The term "reasoning" is used to denote both a cognitive activity and a formal, mathematical one. Traditionally, mathematical reasoning relies on precise rules leading from a set of well-formed statements to a (set of) well-formed, valid conclusion(s). But, many cognitive behaviors considered reasoning do not fall within the descriptive reach of these classical formalisms. To address these, modal logics and other non-classical mathematical formalisms have been devised.

## Classical Reasoning[edit]

### Deduction[edit]

**Definition** (Deductive reasoning is reasoning from a general premise to conclusions directly implied by that premise. For example, if we accepted the axiom that all cows are white, then it logically follows that when one encounters Bessie the cow, Bessie will be white.)

### Induction[edit]

**Definition** (Inductive reasoning is the usage of specific conclusions to draw more general premises. For example, if one saw a black dog, it would be inductive reasoning to argue that all dogs are therefore black.)

## Non-Classical Reasoning[edit]

### Modal Logics[edit]

#### Epistemic Reasoning[edit]

The phrase "Reasoning about Knowledge", often refers to the application of epistemic logic to multi-agent systems.
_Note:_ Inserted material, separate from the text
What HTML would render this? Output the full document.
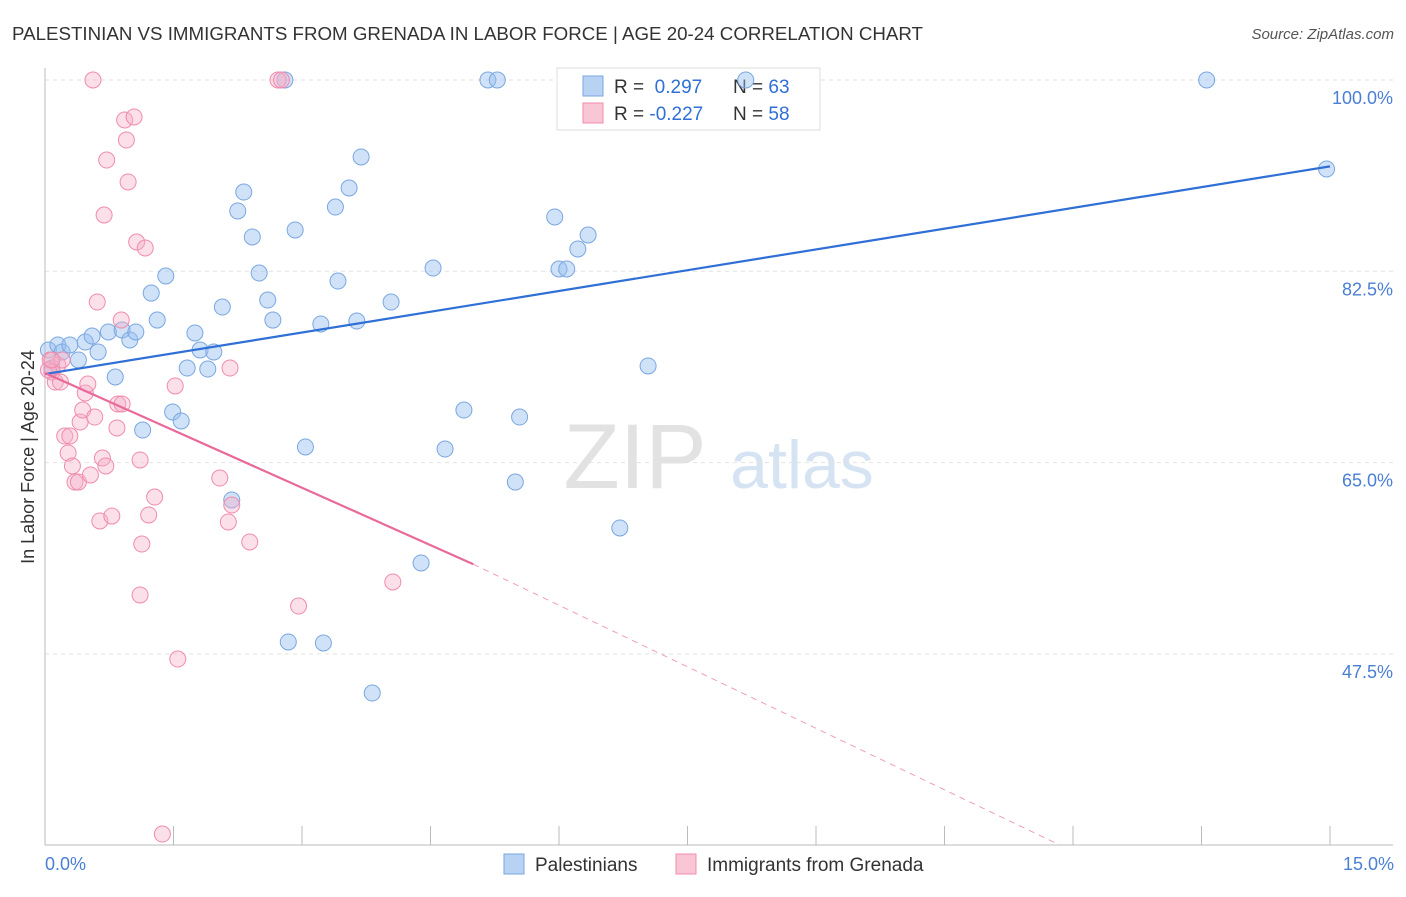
<!DOCTYPE html>
<html><head><meta charset="utf-8"><style>
body{margin:0;background:#fff;font-family:"Liberation Sans",sans-serif;}
svg text{font-family:"Liberation Sans",sans-serif;}
</style></head><body>
<svg width="1406" height="892" viewBox="0 0 1406 892">
<text x="12" y="40" font-size="18" fill="#333" textLength="911" lengthAdjust="spacingAndGlyphs">PALESTINIAN VS IMMIGRANTS FROM GRENADA IN LABOR FORCE | AGE 20-24 CORRELATION CHART</text>
<text x="1394" y="39" font-size="15" fill="#555" font-style="italic" text-anchor="end">Source: ZipAtlas.com</text>
<g><text x="635" y="488" font-size="92" fill="#e2e2e2" font-family="Liberation Serif" text-anchor="middle">ZIP</text><text x="802" y="488" font-size="68" fill="#d6e3f3" text-anchor="middle">atlas</text></g>
<g id="grid"></g>
<g id="axes"></g>
<g>
<rect x="557" y="68" width="263" height="62" fill="#fff" stroke="#ddd"/>
<rect x="583" y="76" width="20" height="20" fill="#b8d2f4" stroke="#7aa7e0"/>
<rect x="583" y="103" width="20" height="20" fill="#f8c6d5" stroke="#f08cab"/>
<text x="614" y="93" font-size="19" fill="#333">R = <tspan fill="#2f6fd6">&#160;0.297</tspan></text>
<text x="733" y="93" font-size="19" fill="#333">N = <tspan fill="#2f6fd6">63</tspan></text>
<text x="614" y="120" font-size="19" fill="#333">R = <tspan fill="#2f6fd6">-0.227</tspan></text>
<text x="733" y="120" font-size="19" fill="#333">N = <tspan fill="#2f6fd6">58</tspan></text>
</g>
<g id="marks"></g>
<text transform="translate(34,457) rotate(-90)" font-size="18" fill="#333" text-anchor="middle">In Labor Force | Age 20-24</text>
<text x="45" y="870" font-size="18" fill="#4a7fd4">0.0%</text>
<text x="1394" y="870" font-size="18" fill="#4a7fd4" text-anchor="end">15.0%</text>
<g>
<rect x="504" y="854" width="20" height="20" fill="#b8d2f4" stroke="#7aa7e0"/>
<text x="535" y="871" font-size="19" fill="#333">Palestinians</text>
<rect x="676" y="854" width="20" height="20" fill="#f8c6d5" stroke="#f08cab"/>
<text x="707" y="871" font-size="19" fill="#333">Immigrants from Grenada</text>
</g>
</svg>
<script>
const yTicks=[100,82.5,65,47.5];
const yTickLabels=["100.0%","82.5%","65.0%","47.5%"];
const xTicks=[0,1.5,3,4.5,6,7.5,9,10.5,12,13.5,15];
const blueX=[0.04,0.08,0.15,0.20,0.29,0.39,0.47,0.55,0.62,0.74,0.82,0.90,0.99,1.06,1.14,1.24,1.31,1.41,1.49,1.59,1.66,1.75,1.81,1.90,1.97,2.07,2.25,2.32,2.42,2.50,2.60,2.66,2.80,2.84,2.92,3.04,3.22,3.25,3.39,3.42,3.55,3.64,3.69,3.82,4.04,4.39,4.53,4.67,4.89,5.17,5.28,5.49,5.54,5.95,6.00,6.09,6.22,6.34,6.71,7.04,8.18,13.56,14.96,2.18];
const blueY=[75.30,73.65,75.76,75.12,75.76,74.39,76.03,76.58,75.12,76.95,72.83,77.13,76.22,76.95,67.98,80.51,78.04,82.07,69.63,68.81,73.65,76.86,75.30,73.56,75.12,79.23,88.02,89.75,85.64,82.34,79.87,78.04,100,48.59,86.28,66.43,77.68,48.50,88.38,81.61,90.12,77.95,92.96,43.92,79.69,55.82,82.80,66.24,69.81,100,100,63.22,69.17,87.47,82.71,82.71,84.54,85.82,59.02,73.84,100,100,91.86,61.58];
const pinkX=[0.06,0.08,0.12,0.15,0.18,0.20,0.23,0.27,0.29,0.32,0.35,0.39,0.41,0.44,0.47,0.50,0.53,0.56,0.58,0.61,0.64,0.67,0.69,0.71,0.72,0.78,0.84,0.85,0.89,0.90,0.93,0.95,0.97,1.04,1.07,1.11,1.13,1.17,1.21,1.11,1.28,1.37,1.52,1.55,2.04,2.14,2.16,2.18,2.39,2.72,2.76,2.96,4.06,0.04,0.08];
const pinkY=[74.39,73.29,72.37,73.93,72.37,74.39,67.43,65.88,67.43,64.69,63.22,63.22,68.71,69.81,71.37,72.19,63.87,100,69.17,79.69,59.66,65.42,87.65,64.69,92.68,60.11,68.17,70.36,78.04,70.36,96.34,94.51,90.67,96.62,85.18,65.24,57.55,84.63,60.21,52.89,61.85,31.02,72.01,47.03,63.59,59.57,73.65,61.12,57.74,100,100,51.88,54.08,73.47,74.39];
const blueTrend=[[0,73.1],[15,92.1]];
const pinkTrendSolid=[[0,73.2],[5.0,55.7]];
const pinkTrendDash=[[5.0,55.7],[11.85,30.0]];
const NS="http://www.w3.org/2000/svg";
const X=v=>45+v/15*1285;
const Y=v=>80+(100-v)/17.5*191.3;
function mk(tag,attrs,parent){const e=document.createElementNS(NS,tag);for(const k in attrs)e.setAttribute(k,attrs[k]);document.getElementById(parent).appendChild(e);return e;}
yTicks.forEach((t,i)=>{
 const l=mk('line',{x1:45,x2:1393,y1:Y(t),y2:Y(t),stroke:'#e2e2e2','stroke-dasharray':'4,4'},'grid');
 
 
 const tx=mk('text',{x:1393,y:Y(t)+24,'font-size':18,fill:'#4a7fd4','text-anchor':'end'},'grid');
 tx.textContent=yTickLabels[i];
 
 
});
const ax=mk('line',{x1:45,x2:1393,y1:845,y2:845,stroke:'#bbb'},'axes');


const ay=mk('line',{x1:45,x2:45,y1:68,y2:845,stroke:'#bbb'},'axes');


xTicks.forEach(t=>{
 const l=mk('line',{x1:X(t),x2:X(t),y1:826,y2:845,stroke:'#bbb'},'axes');
 
 
});
blueX.forEach((v,i)=>{
 const c=mk('circle',{cx:X(v),cy:Y(blueY[i]),r:8,fill:'rgba(150,190,240,0.45)',stroke:'#7aa7e0','stroke-width':1},'marks');
 
 
});
pinkX.forEach((v,i)=>{
 const c=mk('circle',{cx:X(v),cy:Y(pinkY[i]),r:8,fill:'rgba(245,175,200,0.4)',stroke:'#f08cab','stroke-width':1},'marks');
 
 
});
const bl=mk('line',{x1:X(blueTrend[0][0]),y1:Y(blueTrend[0][1]),x2:X(blueTrend[1][0]),y2:Y(blueTrend[1][1]),stroke:'#2f6fd6','stroke-width':2.2},'marks');


const pl=mk('line',{x1:X(pinkTrendSolid[0][0]),y1:Y(pinkTrendSolid[0][1]),x2:X(pinkTrendSolid[1][0]),y2:Y(pinkTrendSolid[1][1]),stroke:'#e8699a','stroke-width':2.2},'marks');


const pd=mk('line',{x1:X(pinkTrendDash[0][0]),y1:Y(pinkTrendDash[0][1]),x2:X(pinkTrendDash[1][0]),y2:Y(pinkTrendDash[1][1]),stroke:'#eea0bd','stroke-width':1,'stroke-dasharray':'6,5'},'marks');


</script>
</body></html>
It has applications in game theory and economics. An example of reasoning about knowledge can be seen in the following scenario: A father has three sons who are playing in the back yard despite the fact that it is muddy. He announces to them "At least one of you has mud on his face. Raise your hand if you know whether you have mud on your face." The children cannot see whether they have mud on their own face but can see whether their brothers have mud on their face. Some or none of the children raise their hands. The father repeats his statement. By the third time he repeats the statement all the children have raise their hand.

Suppose only one child has mud on his face. In this case the child with the mud will see that his brothers are clean and will know that he is the child with mud on his face and he will thus raise his hand the first round. His two brothers, seeing this will see that he was able to discern that he was able to figure out whether he had mud on his face the first round and thus will know that he is the only child with mud on his face and be able to raise their hands.
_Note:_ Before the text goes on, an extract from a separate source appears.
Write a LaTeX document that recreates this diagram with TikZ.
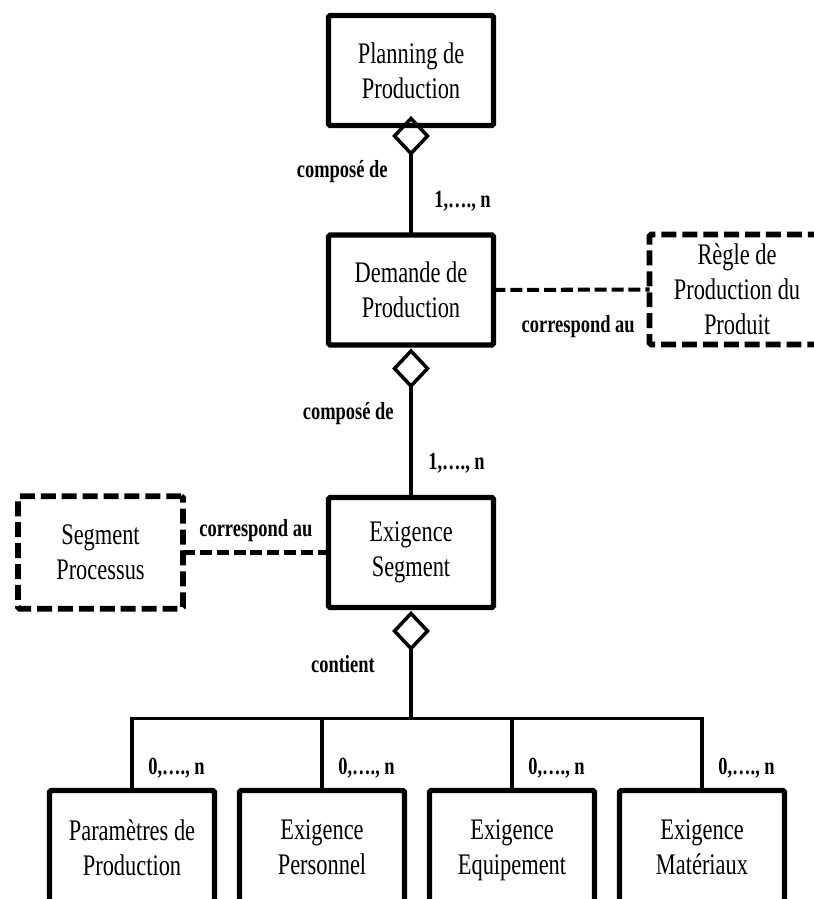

Suppose two children have mud on their faces. In this case two of the children will see one brother who is clean and one who has mud on his face, and one child will see both of his brothers have mud on their faces. The first time the father answers the question none of the children raise their hand. Because of this each of the muddy children know that the situation cannot be as described in the previous paragraph and they will know that they each have mud on their faces. The clean child, seeing that they were able to discern this will know that he is clean.

Suppose all the children are muddy. In this case they will each see two brothers with dirty faces. In the first round nobody raises their hand. In the second round nobody raises their hand because the situation in the previous paragraph doesn't hold. In the third round all the children raise their hand because the only remaining possibility is that they all have muddy faces.

What is interesting about this is that no new information is being conveyed directly by the fathers statement after he says it the first time. It is only through reasoning about the knowledge of the other brothers that they are able to come to correct conclusion.

A great many logical systems have been concocted to try to address these situations.